Source data >>
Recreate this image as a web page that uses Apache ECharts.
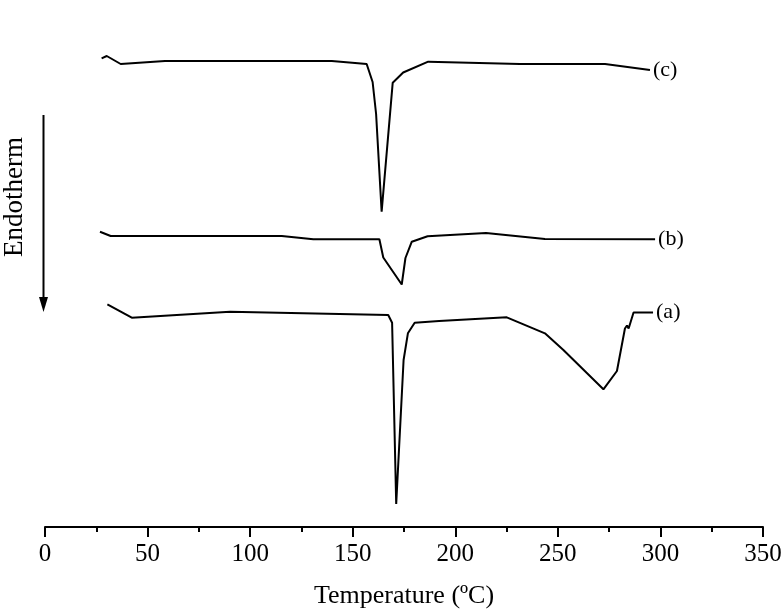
<!DOCTYPE html>
<html>
<head>
<meta charset="utf-8">
<script src="https://cdn.jsdelivr.net/npm/echarts@6/dist/echarts.min.js"></script>
<style>html,body{margin:0;padding:0;background:#fff}#main{width:783px;height:612px}</style>
</head>
<body>
<div id="main"></div>
<script>
// Temperature (°C) and heat flow (arbitrary units, offset per curve)
const tempC = [27.6, 30.1, 36.9, 58.5, 139.8, 156.8, 159.7, 161.4, 164.1, 169.5, 174.6, 186.8, 231.5, 273.0, 294.9];
const flowC = [46.87, 47.10, 46.30, 46.60, 46.60, 46.30, 44.50, 41.30, 31.53, 44.43, 45.45, 46.53, 46.30, 46.30, 45.70];

const tempB = [26.8, 32.0, 115.4, 130.8, 163.0, 164.9, 173.9, 175.7, 178.8, 186.5, 215.0, 243.7, 297.4];
const flowB = [29.53, 29.10, 29.10, 28.77, 28.77, 26.95, 24.25, 26.90, 28.53, 29.07, 29.40, 28.80, 28.77];

const tempA = [30.4, 42.3, 90.2, 167.3, 169.2, 171.2, 174.8, 176.9, 180.2, 192.1, 225.1, 243.7, 252.7, 272.2, 278.8, 282.7, 283.7, 284.5, 286.9, 296.4];
const flowA = [22.27, 20.93, 21.53, 21.20, 20.43, 2.30, 16.70, 19.37, 20.43, 20.60, 20.97, 19.37, 17.70, 13.77, 15.60, 19.85, 20.15, 19.85, 21.45, 21.45];

const xTicks = [0, 50, 100, 150, 200, 250, 300, 350];
const curveLabels = ['(a)', '(b)', '(c)'];

function pairs(xs, ys) { return xs.map((x, i) => [x, ys[i]]); }

const font = '"Liberation Serif", "Times New Roman", serif';
const chart = echarts.init(document.getElementById('main'), null, {renderer: 'canvas'});

function mkSeries(name, data) {
  return {
    name: name, type: 'line', data: data, symbol: 'none',
    lineStyle: {color: '#000', width: 2},
    endLabel: {show: true, formatter: name, distance: 3, color: '#000', fontFamily: font, fontSize: 22},
    animation: false
  };
}

chart.setOption({
  animation: false,
  grid: {left: 45, right: 20, top: 40, bottom: 85, containLabel: false, outerBoundsMode: 'none'},
  xAxis: {
    type: 'value', min: xTicks[0], max: xTicks[xTicks.length - 1], interval: 50,
    name: 'Temperature (ºC)', nameLocation: 'middle', nameGap: 56,
    nameTextStyle: {fontFamily: font, fontSize: 26, color: '#000'},
    axisLine: {show: true, lineStyle: {color: '#000', width: 2}},
    axisTick: {show: true, length: 10, lineStyle: {color: '#000', width: 2}},
    minorTick: {show: true, splitNumber: 2, length: 5, lineStyle: {color: '#000', width: 2}},
    axisLabel: {fontFamily: font, fontSize: 25, color: '#000', margin: 15, showMinLabel: true, showMaxLabel: true},
    splitLine: {show: false}
  },
  yAxis: {
    type: 'value', min: 0, max: 48.7, show: false, splitLine: {show: false}
  },
  graphic: [
    {type: 'line', shape: {x1: 43.5, y1: 115, x2: 43.5, y2: 300}, style: {stroke: '#000', lineWidth: 2}},
    {type: 'polygon', shape: {points: [[39, 297], [48, 297], [43.5, 312]]}, style: {fill: '#000'}},
    {type: 'text', x: 15, y: 197, rotation: Math.PI / 2, originX: 0, originY: 0,
     style: {text: 'Endotherm', font: '27px ' + font, fill: '#000', textAlign: 'center', textVerticalAlign: 'middle'}}
  ],
  series: [
    mkSeries(curveLabels[2], pairs(tempC, flowC)),
    mkSeries(curveLabels[1], pairs(tempB, flowB)),
    mkSeries(curveLabels[0], pairs(tempA, flowA))
  ]
});
</script>
</body>
</html>
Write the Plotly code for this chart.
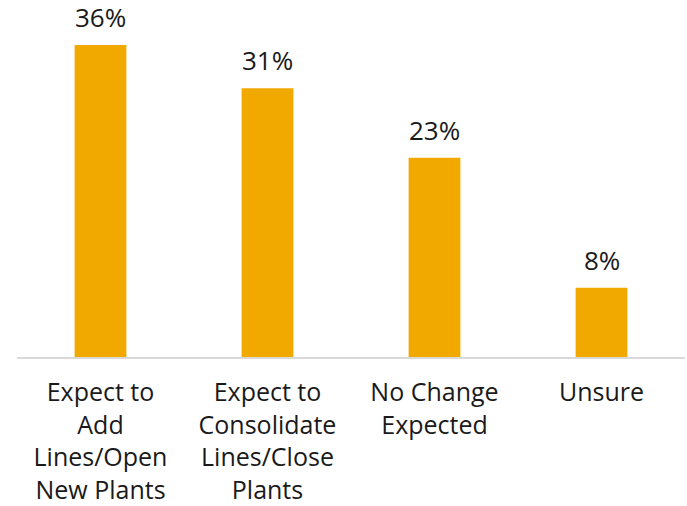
import plotly.graph_objects as go

categories = ["Expect to<br>Add<br>Lines/Open<br>New Plants",
              "Expect to<br>Consolidate<br>Lines/Close<br>Plants",
              "No Change<br>Expected",
              "Unsure"]
values = [36, 31, 23, 8]
labels = ["36%", "31%", "23%", "8%"]

FONT = "Open Sans, sans-serif"
TXT = "#1a1a1a"

fig = go.Figure(go.Bar(
    x=categories, y=values,
    marker=dict(color="#F1A900", line=dict(width=0)),
    cliponaxis=False,
))
for c, v, t in zip(categories, values, labels):
    fig.add_annotation(x=c, y=v, text=t, showarrow=False, yanchor="bottom",
                       yshift=8, font=dict(size=26, color=TXT, family=FONT))

fig.update_layout(
    width=687, height=506,
    margin=dict(l=17, r=2, t=0, b=149, autoexpand=False),
    paper_bgcolor="white", plot_bgcolor="white",
    bargap=0.69, showlegend=False,
    font=dict(family=FONT, size=25, color=TXT),
    yaxis=dict(range=[0, 41.19], visible=False),
    xaxis=dict(showline=True, linecolor="#d9d9d9", linewidth=2,
               tickfont=dict(size=25, color=TXT, family=FONT),
               ticks="", showgrid=False, automargin=False,
               ticklabelstandoff=12),
)
fig.write_html("out.html", config={"displayModeBar": False},
               post_script="document.body.style.margin='0';document.body.style.overflow='hidden';")
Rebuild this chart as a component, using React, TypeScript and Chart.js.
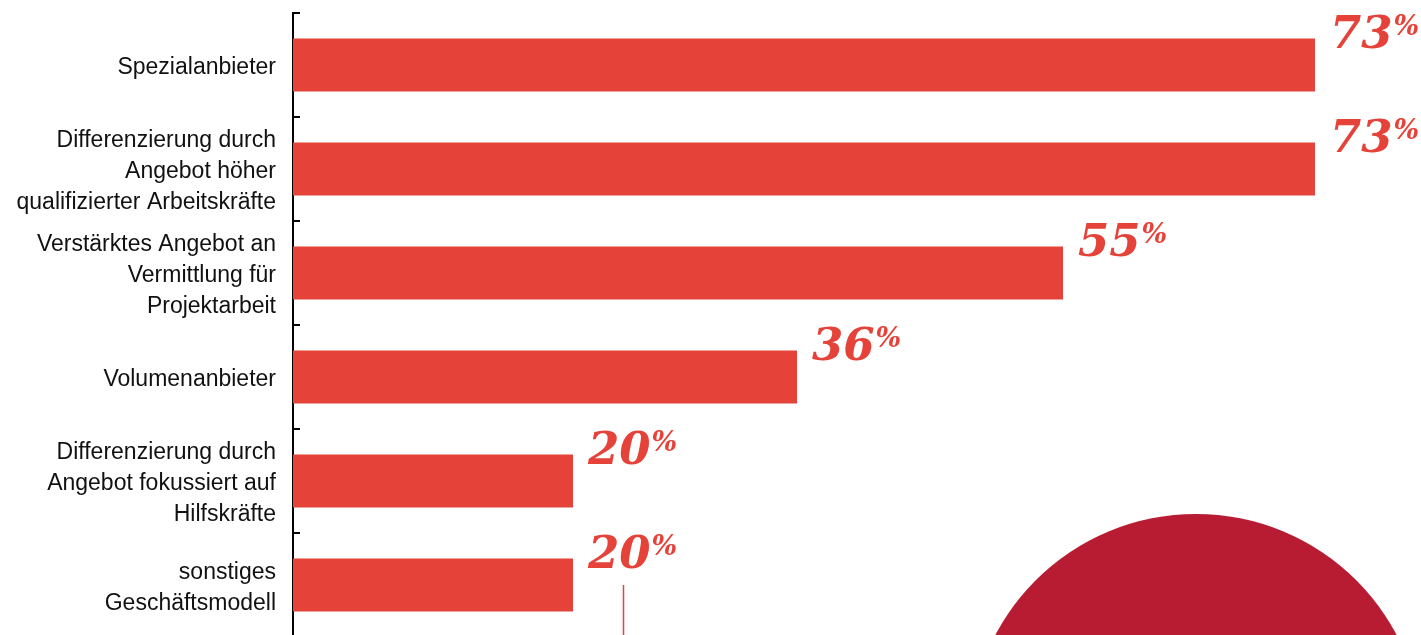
import React, { useEffect, useRef } from "react";
import { Chart, registerables } from "chart.js";

Chart.register(...registerables);

const categories: string[][] = [
  ["Spezialanbieter"],
  ["Differenzierung durch", "Angebot höher", "qualifizierter Arbeitskräfte"],
  ["Verstärktes Angebot an", "Vermittlung für", "Projektarbeit"],
  ["Volumenanbieter"],
  ["Differenzierung durch", "Angebot fokussiert auf", "Hilfskräfte"],
  ["sonstiges", "Geschäftsmodell"],
];
const values: number[] = [73, 73, 55, 36, 20, 20];

const RED = "#E5433A";
const DARK_RED = "#B71C32";

const decorPlugin = {
  id: "decor",
  beforeDatasetsDraw(chart: any) {
    const ctx = chart.ctx;
    ctx.save();
    ctx.fillStyle = DARK_RED;
    ctx.beginPath();
    ctx.arc(1196, 741, 227, 0, Math.PI * 2);
    ctx.fill();
    ctx.strokeStyle = RED;
    ctx.lineWidth = 1.5;
    ctx.beginPath();
    ctx.moveTo(623.5, 585);
    ctx.lineTo(623.5, 640);
    ctx.stroke();
    ctx.restore();
  },
  afterDraw(chart: any) {
    const ctx = chart.ctx;
    const y = chart.scales.y;
    const n = chart.data.labels.length;
    const band = (y.bottom - y.top) / n;
    ctx.save();
    ctx.strokeStyle = "#000";
    ctx.lineWidth = 2;
    for (let i = 0; i <= n; i++) {
      const py = y.top + i * band;
      ctx.beginPath();
      ctx.moveTo(y.right - 1, py);
      ctx.lineTo(y.right + 7, py);
      ctx.stroke();
    }
    const meta = chart.getDatasetMeta(0);
    meta.data.forEach((bar: any, i: number) => {
      const v = chart.data.datasets[0].data[i];
      const x = bar.x + 15;
      const base = bar.y - 17;
      ctx.fillStyle = RED;
      ctx.textBaseline = "alphabetic";
      ctx.textAlign = "left";
      ctx.font = "italic bold 45px 'DejaVu Serif'";
      const s = String(v);
      ctx.fillText(s, x, base);
      const w = ctx.measureText(s).width;
      ctx.font = "italic bold 27px 'DejaVu Serif'";
      ctx.fillText("%", x + w + 1, base - 13);
    });
    ctx.restore();
  },
};

export default function App() {
  const ref = useRef<HTMLCanvasElement | null>(null);
  useEffect(() => {
    if (!ref.current) return;
    const chart = new Chart(ref.current, {
      type: "bar",
      data: {
        labels: categories,
        datasets: [
          {
            data: values,
            backgroundColor: RED,
            borderWidth: 0,
            barPercentage: 0.51,
            categoryPercentage: 1,
          },
        ],
      },
      options: {
        indexAxis: "y",
        animation: false,
        responsive: false,
        maintainAspectRatio: false,
        layout: { padding: { top: 13, bottom: 13, right: 8, left: 0 } },
        plugins: { legend: { display: false }, tooltip: { enabled: false } },
        scales: {
          x: { display: false, min: 0, max: 80 },
          y: {
            afterFit: (s: any) => {
              s.width = 293;
              s.paddingTop = 0;
              s.paddingBottom = 0;
            },
            grid: { display: false, drawTicks: false, tickLength: 0 },
            border: { display: true, color: "#000", width: 2 },
            ticks: {
              color: "#111",
              padding: 17,
              labelOffset: 3,
              font: { family: "'Liberation Sans', Arial, sans-serif", size: 23, lineHeight: 1.35 },
            },
          },
        },
      },
      plugins: [decorPlugin],
    });
    return () => chart.destroy();
  }, []);
  return (
    <div
      style={{
        position: "fixed",
        left: 0,
        top: 0,
        width: 1421,
        height: 635,
        overflow: "hidden",
        background: "#fff",
      }}
    >
      <canvas ref={ref} width={1421} height={650} style={{ display: "block" }} />
    </div>
  );
}
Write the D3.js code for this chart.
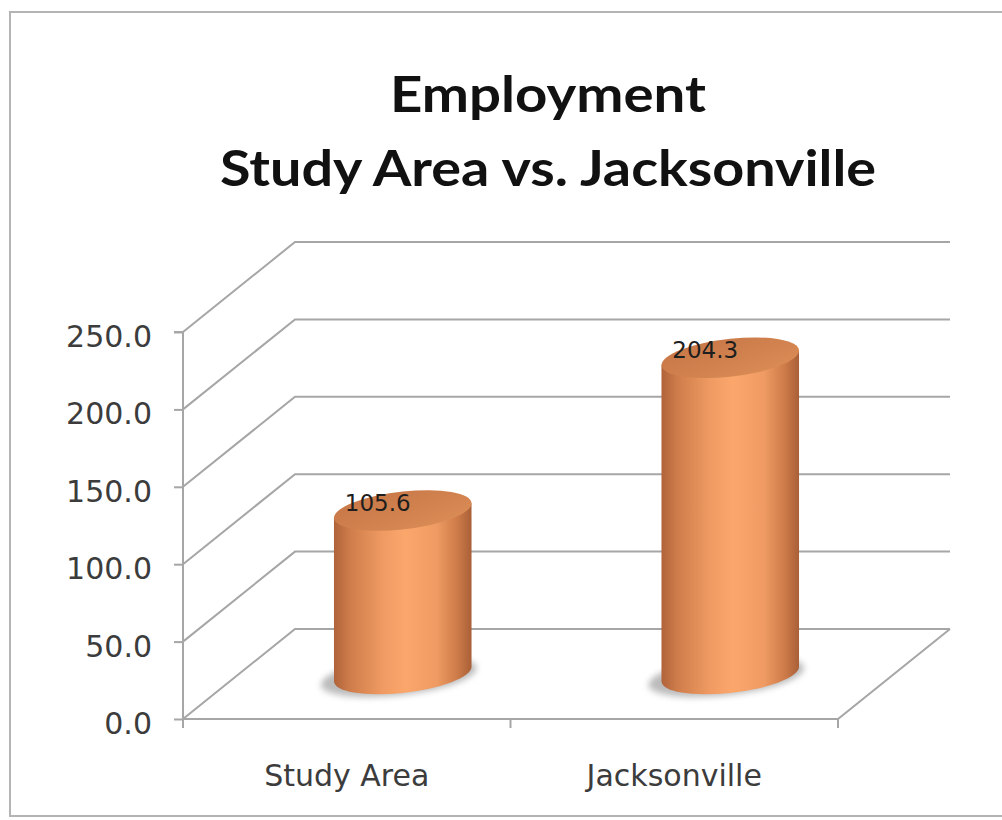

Given instruction >>
Show every line above in which the word "React" occurs.

The completed task >>
Rebuild this chart as a component, using React, TypeScript and Chart.js.
import React, { useEffect, useRef } from "react";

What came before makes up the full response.